Hannah Treasure: Creative Writing in China

Shanghai University exterior

Hey everyone! My name is Hannah Treasure, and I’m a rising Gallatin senior concentrating in education, creative writing and social justice with a minor in Mandarin Chinese. This summer I’m researching the recent emergence of creative writing programs at Chinese and Hong Kong universities, and what this classroom pedagogy can tell us of free expression.

I developed this project after reading Workshops of Empire, which suggests the emergence of creative writing MFA programs in the US was a means of protecting and cultivating individuality during the Cold War. As China and Hong Kong’s MFA programs all popped up around the early 2000s, I was curious if there was a larger political or cultural phenomenon as to why this was China’s creative writing moment.

For June, I was based in Shanghai, conducting interviews with professors and students at creative writing programs.
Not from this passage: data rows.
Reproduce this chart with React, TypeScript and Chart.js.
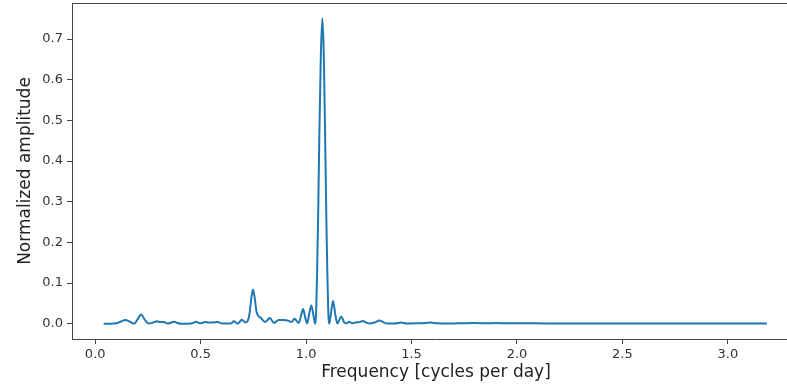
import React, { useEffect, useRef } from "react";
import { Chart, registerables } from "chart.js";

Chart.register(...registerables);

const frequency = [
  0.04, 0.07, 0.10, 0.12, 0.142, 0.165, 0.185, 0.20, 0.218, 0.235, 0.253, 0.275, 0.293, 0.31, 0.325,
  0.345, 0.36, 0.375, 0.39, 0.41, 0.44, 0.46, 0.478, 0.50, 0.52, 0.54, 0.56, 0.58, 0.605, 0.625,
  0.645, 0.657, 0.676, 0.696, 0.712, 0.722, 0.732, 0.740, 0.748, 0.756, 0.764, 0.772, 0.785, 0.805,
  0.828, 0.848, 0.870, 0.894, 0.918, 0.930, 0.945, 0.965, 0.976, 0.986, 0.996, 1.005, 1.015, 1.025,
  1.035, 1.043, 1.047, 1.052, 1.057, 1.063, 1.070, 1.077, 1.084, 1.090, 1.096, 1.101, 1.106, 1.110,
  1.119, 1.128, 1.138, 1.148, 1.158, 1.167, 1.180, 1.192, 1.205, 1.218, 1.234, 1.252, 1.269, 1.285,
  1.300, 1.325, 1.348, 1.365, 1.385, 1.42, 1.452, 1.475, 1.52, 1.566, 1.59, 1.62, 1.66, 1.72, 1.80,
  1.86, 1.90, 1.95, 2.00, 2.03, 2.08, 2.2, 2.4, 2.6, 2.8, 3.0, 3.185,
];

const amplitude = [
  0, 0, 0.001, 0.005, 0.009, 0.005, 0.0005, 0.01, 0.023, 0.01, 0.0005, 0.003, 0.006, 0.004, 0.004,
  0.0005, 0.003, 0.005, 0.002, 0.0, 0.0, 0.001, 0.005, 0.001, 0.004, 0.003, 0.003, 0.004, 0.0005, 0.0005,
  0.001, 0.006, 0.0005, 0.010, 0.003, 0.006, 0.025, 0.062, 0.084, 0.065, 0.032, 0.02, 0.015, 0.004,
  0.014, 0.002, 0.009, 0.009, 0.007, 0.004, 0.012, 0.002, 0.02, 0.036, 0.015, 0.001, 0.025, 0.045,
  0.02, 0.0, 0.02, 0.12, 0.26, 0.47, 0.66, 0.751, 0.66, 0.47, 0.26, 0.12, 0.02, 0.0,
  0.03, 0.056, 0.025, 0.0005, 0.01, 0.018, 0.004, 0.001, 0.005, 0.001, 0.003, 0.004, 0.007, 0.003,
  0.0005, 0.003, 0.008, 0.004, 0.0005, 0.0005, 0.003, 0.0005, 0.001, 0.002, 0.003, 0.001, 0.0005, 0.001, 0.002,
  0.001, 0.002, 0.001, 0.0015, 0.001, 0.001, 0.0005, 0.0005, 0.0005, 0.0005, 0.0005, 0.0005,
];

const xTitle = "Frequency [cycles per day]";
const yTitle = "Normalized amplitude";

const FONT = "'DejaVu Sans', sans-serif";

const topBorder = {
  id: "topBorder",
  afterDraw(chart: any) {
    const { ctx, chartArea } = chart;
    ctx.save();
    ctx.strokeStyle = "#444";
    ctx.lineWidth = 1;
    ctx.beginPath();
    ctx.moveTo(chartArea.left, chartArea.top + 0.5);
    ctx.lineTo(chartArea.right, chartArea.top + 0.5);
    ctx.stroke();
    ctx.restore();
  },
};

export default function App() {
  const ref = useRef<HTMLCanvasElement>(null);
  useEffect(() => {
    document.body.style.margin = "0";
    const points = frequency.map((f, i) => ({ x: f, y: amplitude[i] }));
    const chart = new Chart(ref.current!, {
      type: "line",
      data: {
        datasets: [
          {
            data: points,
            borderColor: "#1f77b4",
            borderWidth: 2,
            pointRadius: 0,
            cubicInterpolationMode: "monotone",
            fill: false,
          },
        ],
      },
      options: {
        animation: false,
        responsive: false,
        devicePixelRatio: 1,
        layout: { padding: { top: 3, left: 0, right: 0, bottom: 0 } },
        plugins: { legend: { display: false }, tooltip: { enabled: false } },
        scales: {
          x: {
            type: "linear",
            min: -0.11,
            max: 3.342,
            afterFit: (s: any) => {
              s.height = 49;
              s.paddingLeft = 0;
              s.paddingRight = 0;
            },
            ticks: {
              stepSize: 0.5,
              includeBounds: false,
              autoSkip: false,
              maxRotation: 0,
              padding: 3,
              color: "#333",
              font: { family: FONT, size: 13 },
              callback: (v: any) => Number(v).toFixed(1),
            },
            grid: {
              drawOnChartArea: false,
              drawTicks: true,
              tickLength: 5,
              tickColor: "#444",
            },
            border: { display: true, color: "#444", width: 1 },
            title: {
              display: true,
              text: xTitle,
              color: "#222",
              font: { family: FONT, size: 17 },
              padding: { top: 0, bottom: 5 },
            },
          },
          y: {
            type: "linear",
            min: -0.0375,
            max: 0.7886,
            afterFit: (s: any) => {
              s.width = 72;
              s.paddingTop = 0;
              s.paddingBottom = 0;
            },
            ticks: {
              stepSize: 0.1,
              includeBounds: false,
              autoSkip: false,
              padding: 4,
              color: "#333",
              font: { family: FONT, size: 13 },
              callback: (v: any) => Number(v).toFixed(1),
            },
            grid: {
              drawOnChartArea: false,
              drawTicks: true,
              tickLength: 5,
              tickColor: "#444",
            },
            border: { display: true, color: "#444", width: 1 },
            title: {
              display: true,
              text: yTitle,
              color: "#222",
              font: { family: FONT, size: 17 },
              padding: { top: 15, bottom: 0 },
            },
          },
        },
      },
      plugins: [topBorder],
    });
    return () => chart.destroy();
  }, []);
  return (
    <div style={{ position: "absolute", left: 0, top: 0, width: 787, height: 388, overflow: "hidden", background: "#fff" }}>
      <canvas ref={ref} width={800} height={388} style={{ display: "block", width: 800, height: 388 }} />
    </div>
  );
}
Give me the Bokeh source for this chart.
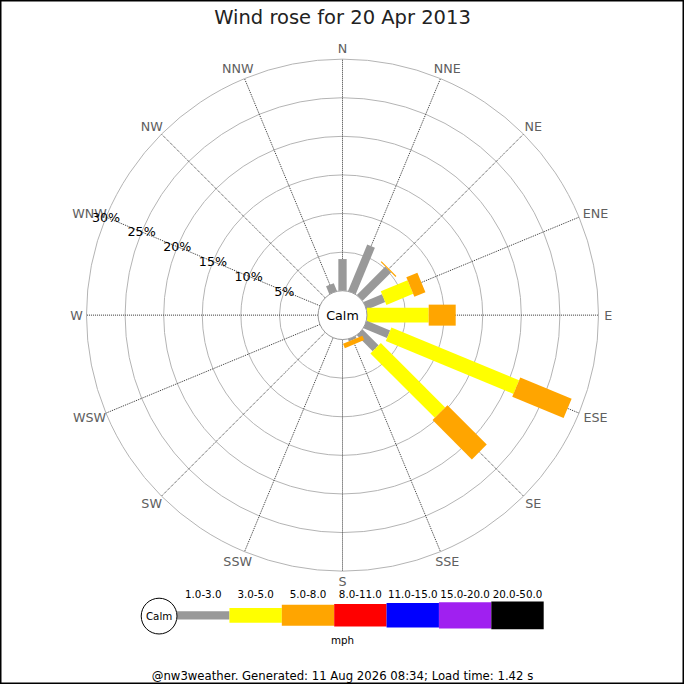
import numpy as np
from bokeh.plotting import figure
from bokeh.models import Range1d
from bokeh.core.properties import value
from bokeh.embed import file_html
from bokeh.resources import INLINE

# wind rose data (percent of time per direction and speed band)
directions = ["N", "NNE", "NE", "ENE", "E", "ESE", "SE", "SSE",
              "S", "SSW", "SW", "WSW", "W", "WNW", "NW", "NNW"]
speed_bins = ["1.0-3.0", "3.0-5.0", "5.0-8.0", "8.0-11.0",
              "11.0-15.0", "15.0-20.0", "20.0-50.0"]
bin_colors = ["#999999", "#ffff00", "#ffa500", "#ff0000",
              "#0000ff", "#a020f0", "#000000"]
freq_1_3 = [4.1, 6.5, 5.2, 2.6, 0.0, 3.3, 2.9, 0.3, 0, 0, 0, 0, 0, 0, 0, 1.1]
freq_3_5 = [0, 0, 0, 3.75, 8.0, 17.9, 11.8, 0, 0, 0, 0, 0, 0, 0, 0, 0]
freq_5_8 = [0, 0, 0.15, 1.55, 3.5, 7.2, 7.2, 0.6, 0, 0, 0, 0, 0, 0, 0, 0]
ring_pcts = [5, 10, 15, 20, 25, 30]
title_text = "Wind rose for 20 Apr 2013"
units_text = "mph"
footer_text = "@nw3weather. Generated: 11 Aug 2026 08:34; Load time: 1.42 s"

SIZE = 684
S = SIZE / 700.0
FONT = value("DejaVu Sans")


def fs(px):
    return "%.1fpx" % (px * S)


CX, CY = 350.0, 378.0
R_CALM = 25.0
PX_PER_PCT = 7.9
bar_widths = [8.5, 15, 21.5, 23, 25, 27, 28.3]

p = figure(width=SIZE, height=SIZE, x_range=Range1d(0, 700), y_range=Range1d(0, 700),
           output_backend="svg", toolbar_location=None, min_border=0)
p.axis.visible = False
p.grid.visible = False
p.outline_line_color = "black"
p.outline_line_width = 2
p.background_fill_color = "white"

theta = np.radians(np.arange(16) * 22.5)
ux, uy = np.sin(theta), np.cos(theta)

# rings
radii = [R_CALM + PX_PER_PCT * r for r in ring_pcts]
p.circle(x=[CX] * len(radii), y=[CY] * len(radii), radius=radii,
         fill_color=None, line_color="#b4b4b4", line_width=1)

# spokes
r_out = radii[-1]
p.segment(x0=CX + ux * R_CALM, y0=CY + uy * R_CALM, x1=CX + ux * r_out, y1=CY + uy * r_out,
          line_color="#333333", line_width=1, line_dash="1 1")

# bars
xs, ys, cols = [], [], []
for i in range(16):
    r0 = R_CALM
    for b, freq in enumerate([freq_1_3, freq_3_5, freq_5_8]):
        f = freq[i]
        if f <= 0:
            continue
        r1 = r0 + f * PX_PER_PCT
        h = bar_widths[b] / 2.0
        vx, vy = uy[i], -ux[i]
        xs.append([CX + ux[i] * r0 + vx * h, CX + ux[i] * r1 + vx * h,
                   CX + ux[i] * r1 - vx * h, CX + ux[i] * r0 - vx * h])
        ys.append([CY + uy[i] * r0 + vy * h, CY + uy[i] * r1 + vy * h,
                   CY + uy[i] * r1 - vy * h, CY + uy[i] * r0 - vy * h])
        cols.append(bin_colors[b])
        r0 = r1
p.patches(xs, ys, fill_color=cols, line_color=None)

# calm circle
p.circle(x=[CX], y=[CY], radius=R_CALM, fill_color="white", line_color="#999999", line_width=1)
p.text(x=[CX], y=[CY], text=["Calm"], text_align="center", text_baseline="middle",
       text_font=FONT, text_font_size=fs(13), text_color="black")

# direction labels
lx, ly = [], []
for i, d in enumerate(directions):
    w = 8.2 * len(d)
    lx.append(CX + ux[i] * 266 + ux[i] * (w / 2 + 2))
    ly.append(CY + uy[i] * 266 + uy[i] * 7)
p.text(x=lx, y=ly, text=directions, text_align="center", text_baseline="middle",
       text_font=FONT, text_font_size=fs(13), text_color="#606060")

# percent labels along WNW
k = directions.index("WNW")
p.text(x=[CX + ux[k] * r for r in radii], y=[CY + uy[k] * r for r in radii],
       text=["%d%%" % r for r in ring_pcts], text_align="center", text_baseline="middle",
       text_font=FONT, text_font_size=fs(13), text_color="black")

# title
p.text(x=[350], y=[700 - 17], text=[title_text], text_align="center", text_baseline="middle",
       text_font=FONT, text_font_size=fs(20), text_color="#222222")

# legend
leg_y = 700 - 629.2
seg_w = 53.6
left = [180.7 + j * seg_w for j in range(len(speed_bins))]
right = [l + seg_w for l in left]
p.quad(left=left, right=right,
       top=[leg_y + w / 2 for w in bar_widths], bottom=[leg_y - w / 2 for w in bar_widths],
       fill_color=bin_colors, line_color=None)
p.circle(x=[162.3], y=[700 - 630], radius=18.3, fill_color="white", line_color="black", line_width=1)
p.text(x=[162.3], y=[700 - 630], text=["Calm"], text_align="center", text_baseline="middle",
       text_font=FONT, text_font_size=fs(10.5), text_color="black")
p.text(x=[(l + r) / 2 for l, r in zip(left, right)], y=[700 - 607] * len(speed_bins), text=speed_bins,
       text_align="center", text_baseline="middle", text_font=FONT, text_font_size=fs(10.5),
       text_color="black")
p.text(x=[350], y=[700 - 654], text=[units_text], text_align="center", text_baseline="middle",
       text_font=FONT, text_font_size=fs(10.5), text_color="black")

# footer
p.text(x=[350], y=[700 - 691], text=[footer_text], text_align="center", text_baseline="middle",
       text_font=FONT, text_font_size=fs(12), text_color="black")

open("out.html", "w").write(file_html(p, INLINE))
Immediately I saw many positives to workshops, such as creating a community of trust within the classroom, increasing one’s confidence through close readings of their work in class, and leadership skills from the horizontal structure of learning where the students lead critiques rather than professors leading a lecture.

I was initially discouraged by the lack of collaboration in mainland China between creative writing programs, as well as lack of opportunity for students to engage in a creative writing community outside of the university. Public readings and open mics were very uncommon, which I think can be attributed to language barrier. Because these creative writing classes are happening at city universities, the larger community also engulfs a portion of expats. Reading groups I discovered were either all older, experienced Chinese poets (not so many younger student poets) reading all in Chinese or expat groups reading all in English. However, NYU Shanghai as well as Fudan University were able to host bilingual readings, where a translator was able to work with a local poet for the event.

Overall in the first month I saw these classes change the narrative of both Chinese education and of China as a country. In the West, we often only hear stories about standardized testing pressures and STEM-crazed teachers. Focusing on a non-traditional classroom like that of a workshop shows that creative communities and their career options exist in China! Additionally, as some of these programs as taught in English or are bilingual, it gives students a chance to write their experience growing up in mainland without the third party of a translator or a foreigner writing about them.

Students peruse a bookstore in Shenzhen specializing in poetry, film, and art history books
Students peruse a bookstore in Shenzhen specializing in poetry, film, and art history books
Shanghai University on a cloudy day.
Shanghai University on a cloudy day.
NYU Shanghai's bilingual reading series lineup, after their Creative Writing minor was approved.
NYU Shanghai’s bilingual reading series lineup, after their Creative Writing minor was approved.

One thought on “Hannah Treasure: Creative Writing in China

  1. Hey Hannah, I think these are all really great observations about Chinese creative writing programs and communities of free expression that may be able to lead you to further conclusions about Chinese culture in general. I’m interested to hear what you thought were the major differences between Chinese and expat reading/poetry groups. Although I don’t know a word of Chinese, I know that Chinese writing systems are logographic as opposed to alphabetic, like written English. I wonder how this affects creative writing and poetry writing in these respective languages, and if this leads to big stylistic differences that could explain the lack of bilingual writing groups and communities. I also like how you addressed Westerners’ impressions of “standardized testing pressures” in China and other Eastern countries. The little that I have learned about Eastern education systems in countries like China, Korea, Vietnam, etc., has been mainly focused around these pass/fail all-or-nothing standardized exams. It’s nice to read about the emergence of communities and programs like the one’s you have been researching, that encourage students to pursue careers in less standard fields like creative writing and poetry.